Boxer runts of the litter are the result of being the last egg fertilized during the female boxers fertility cycle. While runts are the smallest of the litter during the first 8 weeks of the litter's life, runts have the potential to be the largest boxer of the litter. Because all boxers are bred to meet breed characteristics, nutrition can have a significant influence on how large or small a boxer runt will grow to be.
The breed standards of the Boxer set by the American Kennel Association require males to be 22 1/2 to 25 inches at the shoulders, and females should be slightly smaller, only reaching 21 to 23 1/2 inches at the shoulder. Boxers are described as being lean-muscled, medium-sized dogs that should not weigh under 55 pounds or over 70 pounds when fully mature. Runt or not, a quality breeder expects all boxer pups to meet the breed standard when mature.

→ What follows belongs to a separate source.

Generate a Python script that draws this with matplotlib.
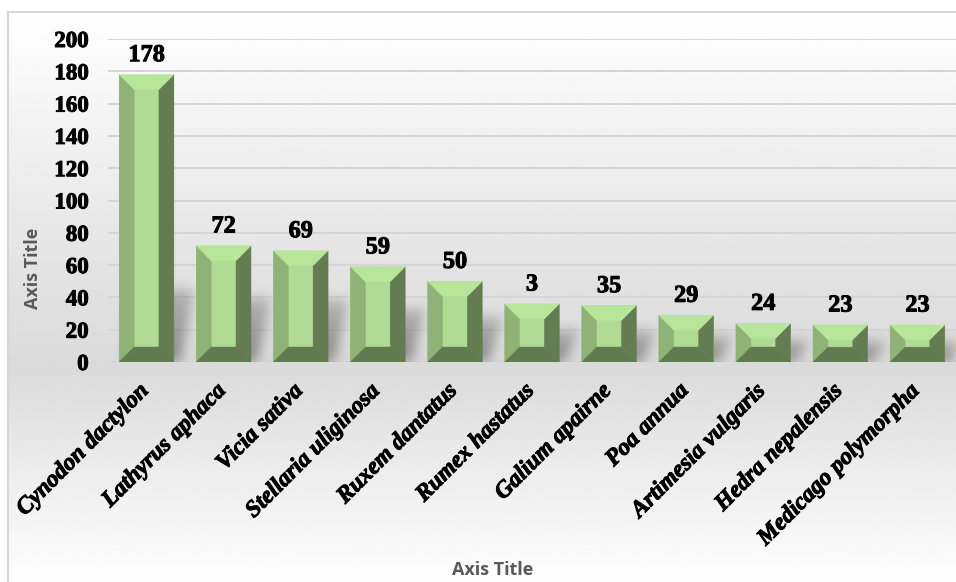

While breed standards inform boxer owners of the acceptable limits of height and weight, companion boxers not used for breeding or show can be any weight as long as they maintain a healthy body mass index level for the runt's overall size. Boxers should have a lean, thick-muscled neck that should not show signs of obesity or undernourishment. Some runts can reach up to 85 pounds as a mature adult, and while this weight is not correct for the breed standard, it does reveal how large a runt can grow to be.
Health and Nutrition
Many of the health problems that are common in runts are directly related to nutrition, such as failing to thrive. Weak bones, under ideal weight and slow growth are a result of the runt being too small to access food -- not because he is the runt. Quality breeders recognize runts within the first few hours, and to prevent nutritional deficiencies, they ensure all pups have access to the mother's first milk and continue to ensure that each pup takes in enough nutrients to maintain excellent health until weaned.
Because many of the problematic illnesses and undesirable traits that are a result of nutrition, it is important for runts to maintain an quality diet within the first two years while the boxer pup is still converting nutrients into growing energy and body mass. Good-quality dry kibble can be fed as a stand alone or as a supplement with a raw-food diet. Organic and raw diets are a quality source of natural vitamins, minerals and protein that canines require to be healthy from puppyhood to adulthood. Additionally, raw and organic diets are quickly processed by the body, which means pups eat less, stay fuller and produce less waste.